A good way to store and find records for (calling_party, called_party) would be to use a hashfunction and to find the matching record from the bucket.
Althought it may be tempting to create a two dimensional array for (calling_party, called_party), that will he a very sparse array (very wasteful).
How often will you need to perform this analysis? If this is a large, unique dataset and thus only once or twice - don't worry too much about the performance, just get it done, e.g. as Amrinder Arora says by using simple, existing tooling you happen to know.
You really want more information about the distribution as High Performance Mark says.
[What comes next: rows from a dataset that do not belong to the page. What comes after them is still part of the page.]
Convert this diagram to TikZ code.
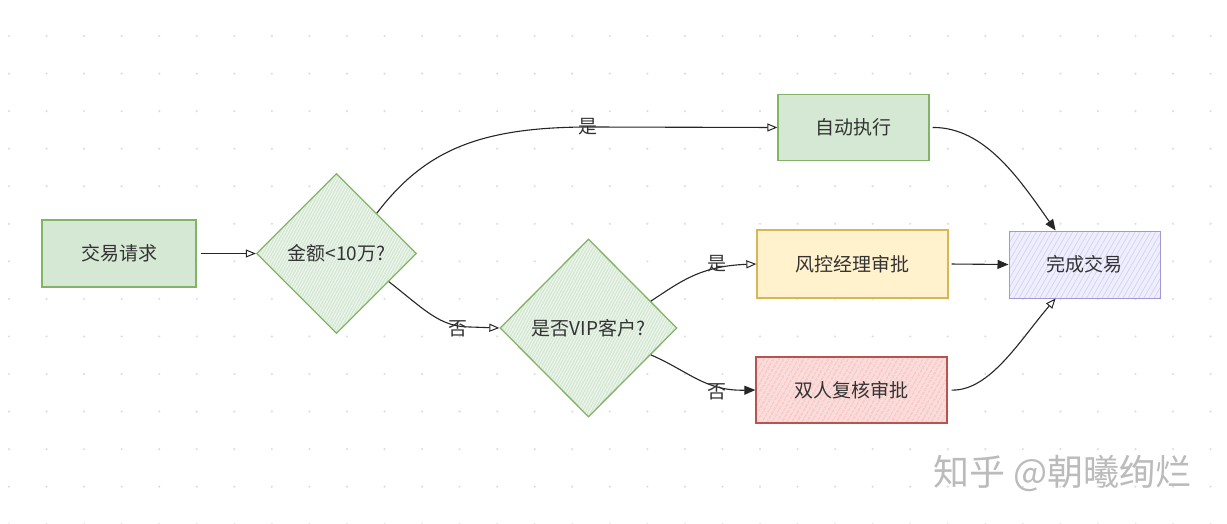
\documentclass[tikz,border=0pt]{standalone}
\usepackage{fontspec}
\setmainfont{Noto Sans CJK SC}
\usetikzlibrary{shapes.geometric,arrows.meta,patterns.meta,calc}
\definecolor{txt}{HTML}{333333}
\definecolor{gfill}{HTML}{D5E8D4}
\definecolor{gline}{HTML}{82B366}
\definecolor{yfill}{HTML}{FFF2CC}
\definecolor{yline}{HTML}{D6B656}
\definecolor{rfill}{HTML}{FADCDB}
\definecolor{rhatch}{HTML}{F2AFAD}
\definecolor{rline}{HTML}{B85450}
\definecolor{pfill}{HTML}{EFEEFD}
\definecolor{phatch}{HTML}{D4D0F6}
\definecolor{pline}{HTML}{A198D6}
\definecolor{dotc}{HTML}{DEDEDE}
\definecolor{wm}{HTML}{BBBBBB}
\begin{document}
\begin{tikzpicture}[x=1pt,y=-1pt,
  base/.style={font=\fontsize{19}{21}\selectfont, text=txt, line width=1.3pt, inner sep=0pt},
  greenbox/.style={base, rectangle, draw=gline, fill=gfill},
  yellowbox/.style={base, rectangle, draw=yline, fill=yfill},
  redbox/.style={base, rectangle, draw=rline,
    preaction={fill=rfill},
    preaction={pattern={Lines[angle=60,distance=4pt,line width=0.8pt]}, pattern color=rhatch}},
  purplebox/.style={base, rectangle, draw=pline, line width=1pt,
    preaction={fill=pfill},
    preaction={pattern={Lines[angle=60,distance=4.5pt,line width=0.7pt]}, pattern color=phatch}},
  decision/.style={base, diamond, aspect=1, draw=gline,
    preaction={fill=gfill},
    preaction={pattern={Lines[angle=62,distance=2.6pt,line width=0.9pt]}, pattern color=white!70!gfill}},
  flow/.style={draw=black!85, line width=1.1pt},
  openhead/.style={-{Triangle[open,length=10pt,width=8pt,line width=1pt]}},
  fullhead/.style={-{Triangle[length=11pt,width=9pt]}},
  lbl/.style={font=\fontsize{19}{21}\selectfont, text=txt, inner sep=1pt}
]
\useasboundingbox (0,0) rectangle (1227,524);
\fill[white] (0,0) rectangle (1227,524);
% dot grid
\foreach \i in {0,...,32}{
  \foreach \j in {0,...,14}{
    \fill[dotc] ({9+37.55*\i},{-1.5+37.55*\j}) circle (1.2);
  }
}
% nodes
\node[greenbox, minimum width=154pt, minimum height=67pt] (req) at (119,253.5) {交易请求};
\node[decision, minimum width=160pt, minimum height=160pt] (d1) at (336.5,253.5) {金额<10万?};
\node[decision, minimum width=177pt, minimum height=178pt] (d2) at (588.5,328) {是否VIP客户?};
\node[greenbox, minimum width=151pt, minimum height=66pt] (auto) at (853.5,127.5) {自动执行};
\node[yellowbox, minimum width=191pt, minimum height=68pt] (risk) at (852.5,264) {风控经理审批};
\node[redbox, minimum width=191pt, minimum height=66pt] (dual) at (851.5,390) {双人复核审批};
\node[purplebox, minimum width=151pt, minimum height=67pt] (done) at (1084.5,264.5) {完成交易};
% connectors
\draw[flow,openhead,shorten <=4pt] (req.east) -- (d1.west);
\draw[flow,openhead] (d1.north east) .. controls (425,150) and (480,127) .. (590,127) -- (auto.west);
\node[lbl] (l1) at (588,127) {是};
\coordinate (d1b) at ($(d1.east)!0.35!(d1.south)$);
\draw[flow,openhead] (d1b) .. controls (425,310) and (440,327) .. (470,327) -- (d2.west);
\node[lbl] (l2) at (458,329) {否};
\coordinate (d2a) at ($(d2.north)!0.7!(d2.east)$);
\coordinate (d2b) at ($(d2.east)!0.3!(d2.south)$);
\draw[flow,openhead] (d2a) .. controls (680,282) and (700,266) .. (risk.west);
\node[lbl] (l3) at (717,264) {是};
\draw[flow,fullhead] (d2b) .. controls (690,372) and (705,391) .. (dual.west);
\node[lbl] (l4) at (717,392) {否};
\coordinate (doneTop) at ($(done.north west)!0.31!(done.north east)$);
\coordinate (doneBot) at ($(done.south west)!0.31!(done.south east)$);
\draw[flow,fullhead,shorten <=3pt] (auto.east) .. controls (985,127) and (1020,180) .. (doneTop);
\draw[flow,fullhead,shorten <=3pt] (risk.east) -- (done.west);
\draw[flow,openhead,shorten <=4pt] (dual.east) .. controls (990,391) and (1020,340) .. (doneBot);
% watermark
\node[font=\fontsize{36}{40}\selectfont, text=wm, anchor=west, inner sep=0pt] (wmark) at (933,473) {知乎 @朝曦绚烂};
\end{tikzpicture}
\end{document}
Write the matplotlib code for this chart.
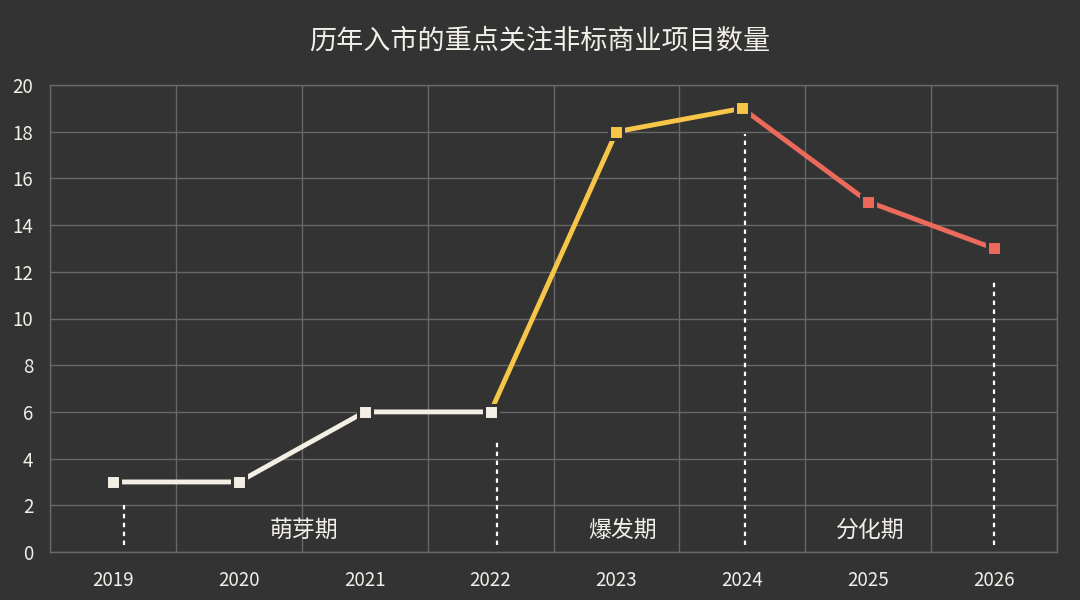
import matplotlib
matplotlib.use('Agg')
import matplotlib.pyplot as plt

plt.rcParams['font.family'] = ['Noto Sans CJK SC', 'DejaVu Sans']

# data
years = ['2019', '2020', '2021', '2022', '2023', '2024', '2025', '2026']
counts = [3, 3, 6, 6, 18, 19, 15, 13]
phases = ['萌芽期', '爆发期', '分化期']
phase_label_x = [1.52, 4.05, 6.02]
# dotted separators: x position (category units) and top value
sep_x = [0.09, 3.05, 5.02, 7.0]
sep_top = [2.1, 4.7, 17.9, 11.7]

bg = '#333333'
fg = '#f2efe8'
grid_c = '#686868'
c_white = '#f3efe4'
c_yellow = '#f7c548'
c_red = '#ec6a5c'

fig = plt.figure(figsize=(10.8, 6), dpi=100, facecolor=bg)
ax = fig.add_axes([50/1080, 48/600, 1007/1080, 467/600])
ax.set_facecolor(bg)

x = list(range(len(years)))

# grid
ax.set_xlim(-0.5, len(years) - 0.5)
ax.set_ylim(0, 20)
ax.set_yticks(range(0, 21, 2))
ax.set_xticks(x)
ax.set_xticklabels(years)
ax.set_xticks([i - 0.5 for i in range(len(years) + 1)], minor=True)
ax.grid(axis='y', which='major', color=grid_c, lw=1)
ax.grid(axis='x', which='minor', color=grid_c, lw=1)
ax.tick_params(which='both', length=0)
ax.tick_params(axis='x', colors=fg, labelsize=13.5, pad=13)
ax.tick_params(axis='y', colors=fg, labelsize=13.5, pad=12)
for lab in ax.get_xticklabels() + ax.get_yticklabels():
    lab.set_fontweight('medium')
for s in ax.spines.values():
    s.set_color(grid_c)
    s.set_linewidth(1)
ax.set_axisbelow(True)

# dotted separators
for sx, st in zip(sep_x, sep_top):
    ax.plot([sx, sx], [0.3, st], color='white', lw=1.6, ls=(0, (2, 2)), zorder=2)

# line segments by phase
mk = dict(marker='s', markersize=10.3, markeredgecolor=bg, markeredgewidth=2.2)
lw = 3.5
ax.plot(x[0:4], counts[0:4], color=c_white, lw=lw, markerfacecolor=c_white, zorder=5, **mk)
ax.plot(x[3:6], counts[3:6], color=c_yellow, lw=lw, zorder=4)
ax.plot(x[4:6], counts[4:6], ls='none', markerfacecolor=c_yellow, zorder=6, **mk)
ax.plot(x[5:8], counts[5:8], color=c_red, lw=lw, zorder=3)
ax.plot(x[6:8], counts[6:8], ls='none', markerfacecolor=c_red, zorder=6, **mk)
ax.plot(x[3:4], counts[3:4], ls='none', markerfacecolor=c_white, zorder=7, **mk)
ax.plot(x[5:6], counts[5:6], ls='none', markerfacecolor=c_yellow, zorder=7, **mk)

for px, name in zip(phase_label_x, phases):
    ax.text(px, 0.95, name, color=fg, fontsize=16.5, ha='center', va='center')

fig.text(0.5, 1 - 41/600, '历年入市的重点关注非标商业项目数量', color=fg,
         fontsize=19.5, fontweight='medium', ha='center', va='center')

fig.savefig('out.png', dpi=100, facecolor=bg)
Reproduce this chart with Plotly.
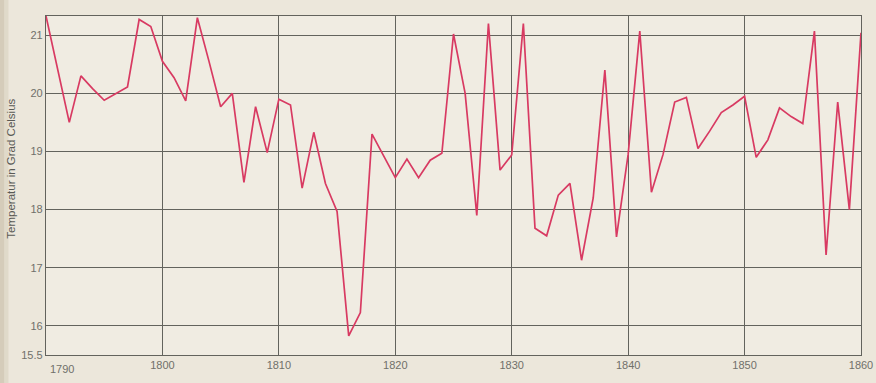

For starters, it's be nice to know the count of unique phone numbers, the count of unique phone number pairs, and, the mean, variance and maximum of the count of calling/called phone numbers per unique phone number.
You really want more information about the analysis you want to perform on the result. For instance, are you more interested in holistic statistics or identifying individual clusters? Do you care more about following the links forward (determining who X frequently called) or following the links backward (determining who X was frequently called by)? Do you want to project overviews of this graph into low-dimensional spaces, i.e. 2d? Should be easy to indentify indirect links - e.g. X is near {A, B, C} all of whom are near Y so X is sorta near Y?
If you want fast and frequently adapted results, then be aware that a dense representation with good memory & temporal locality can easily make a huge difference in performance. In particular, that can easily outweigh a factor ln N in big-O notation; you may benefit from a dense, sorted representation over a hashtable. And databases? Those are really slow. Don't touch those if you can avoid it at all; they are likely to be a factor 10000 slower - or more, the more complex the queries are you want to perform on the result.
Just sort records by "calling party" and then by "called party". That way each unique pair will have all its occurrences in consecutive positions. Hence, you can calculate the weight of each pair (calling party, called party) in one pass with little extra memory.
For sorting, you can sort small chunks separately, and then do a N-way merge sort. That's memory efficient and can be easily parallelized.